Tunnel supporters seek ears

Published December 18, 2006 5:00am ET



Supporters of resurrecting a plan to run Metrorail through a tunnel under Tysons Corner are seeking a hearing with local policy-makers, an attempt to garner key political support for the venture.

The movement, organized under the banner of the Greater McLean Chamber of Commerce’s Tysonstunnel.org, is driven by the widespread wish that the planned extension of Metrorail traverse Tysons underground, instead of overhead as in the current proposal for an elevated rail.

The group’s founder, Scott Monett, said they’ve raised $3.5 million so far from sources that include the influential Tysons landowner West*Group. Most of that money is funding new tunnel engineering plans the group wants the state to consider alongside the aerial track.

But the campaign will go nowhere if elected officials can’t be convinced to reverse course on a decision some say was cemented months ago. Some officials, including the Vienna Town Council and a handful of Fairfax County supervisors, have voiced support for the tunnel. Monett is urging residents to write to others — including congressmen and state leaders — in support of going underground.

The tunnel would have run four miles through Tysons as part of the new 23-mile track, linking commuters to the commercial hub with four stations. But Federal Transit Administration officials warned Gov. Tim Kaine in September that building the more expensive, more time-consuming tunnel would jeopardize $900 million in federal funds for the project because of stringent federal cost-benefit standards. Key congressional officials share that concern.
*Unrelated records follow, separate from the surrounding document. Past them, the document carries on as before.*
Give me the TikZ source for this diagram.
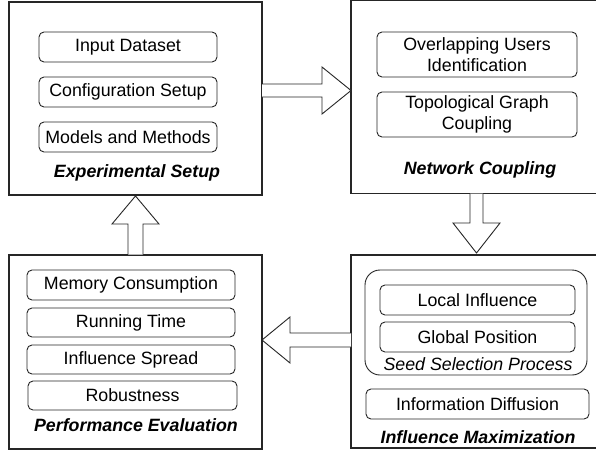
\documentclass[tikz,border=0pt]{standalone}
\usepackage{fontspec}
\setmainfont{Liberation Sans}
\begin{document}
\begin{tikzpicture}[x=1pt,y=-1pt,
  outerbox/.style={draw=black!85, line width=1.3pt, inner sep=0pt},
  ibox/.style={draw=black!85, line width=0.9pt, rounded corners=5pt, inner sep=0pt, align=center, font=\fontsize{17.8}{20.5}\selectfont},
  grp/.style={draw=black!85, line width=0.9pt, rounded corners=15pt, inner sep=0pt},
  title/.style={inner sep=0pt, font=\fontsize{17.8}{20.5}\selectfont\bfseries\itshape},
  sub/.style={inner sep=0pt, font=\fontsize{17.8}{20.5}\selectfont\itshape},
  blockarrow/.style={draw=black!85, line width=0.9pt, fill=white, line join=miter}
]
\clip (0,0) rectangle (596,452);
\fill[white] (0,0) rectangle (596,452);

% outer boxes
\node[outerbox, minimum width=253, minimum height=193] (es) at (135.5,98.5) {};
\node[outerbox, minimum width=260, minimum height=192.5] (nc) at (481,97) {};
\node[outerbox, minimum width=253, minimum height=194] (pe) at (135.5,352) {};
\node[outerbox, minimum width=260, minimum height=193] (im) at (481,351.5) {};

% Experimental Setup
\node[ibox, minimum width=178, minimum height=30] (in) at (128,47) {Input Dataset};
\node[ibox, minimum width=178, minimum height=30] (cs) at (128,92) {Configuration Setup};
\node[ibox, minimum width=178, minimum height=30] (mm) at (128,137) {Models and Methods};
\node[title] (est) at (137,173) {Experimental Setup};

% Network Coupling
\node[ibox, minimum width=200, minimum height=45] (ou) at (477,54.5) {Overlapping Users\\Identification};
\node[ibox, minimum width=200, minimum height=45] (tg) at (477,114.5) {Topological Graph\\Coupling};
\node[title] (nct) at (480,170) {Network Coupling};

% Performance Evaluation
\node[ibox, minimum width=208, minimum height=30] (mc) at (131,285) {Memory Consumption};
\node[ibox, minimum width=208, minimum height=29] (rt) at (131,322.5) {Running Time};
\node[ibox, minimum width=208, minimum height=29] (is) at (131,359.5) {Influence Spread};
\node[ibox, minimum width=209, minimum height=29] (rb) at (132.5,395.5) {Robustness};
\node[title] (pet) at (136,425) {Performance Evaluation};

% Influence Maximization
\node[grp, minimum width=222, minimum height=105] (ssp) at (476,322.5) {};
\node[ibox, minimum width=195, minimum height=30] (li) at (477.5,300) {Local Influence};
\node[ibox, minimum width=195, minimum height=30] (gp) at (477.5,337) {Global Position};
\node[sub] (sspt) at (478,364.5) {Seed Selection Process};
\node[ibox, minimum width=223, minimum height=30] (id) at (477.5,404) {Information Diffusion};
\node[title] (imt) at (478,437) {Influence Maximization};

% block arrows
\draw[blockarrow] (262,84) -- (322,84) -- (322,67) -- (351,90.5) -- (322,114) -- (322,97) -- (262,97);
\draw[blockarrow] (470,193.5) -- (470,223) -- (453,223) -- (476.5,253) -- (500,223) -- (483,223) -- (483,193.5);
\draw[blockarrow] (351,333) -- (290,333) -- (290,317) -- (262,340) -- (290,363) -- (290,347) -- (351,347);
\draw[blockarrow] (128,254.5) -- (128,224) -- (112,224) -- (135.5,196) -- (159,224) -- (143,224) -- (143,254.5);
\end{tikzpicture}
\end{document}
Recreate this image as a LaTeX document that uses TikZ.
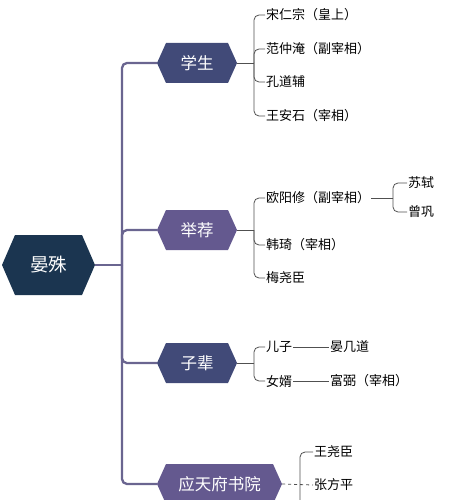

“Nobody wants the project jeopardized, that is clear as day to me,” Monett said.

Tysonstunnel.org is also seeking to have the entire rail project put out to bid, instead of being awarded on a noncompetitive basis to a consortium of firms that includes Bechtel, which oversaw some of Boston’s beleaguered Big Dig. Monett believes competitive bidding could draw down costs and make a tunnel under Tysons fit within those standards.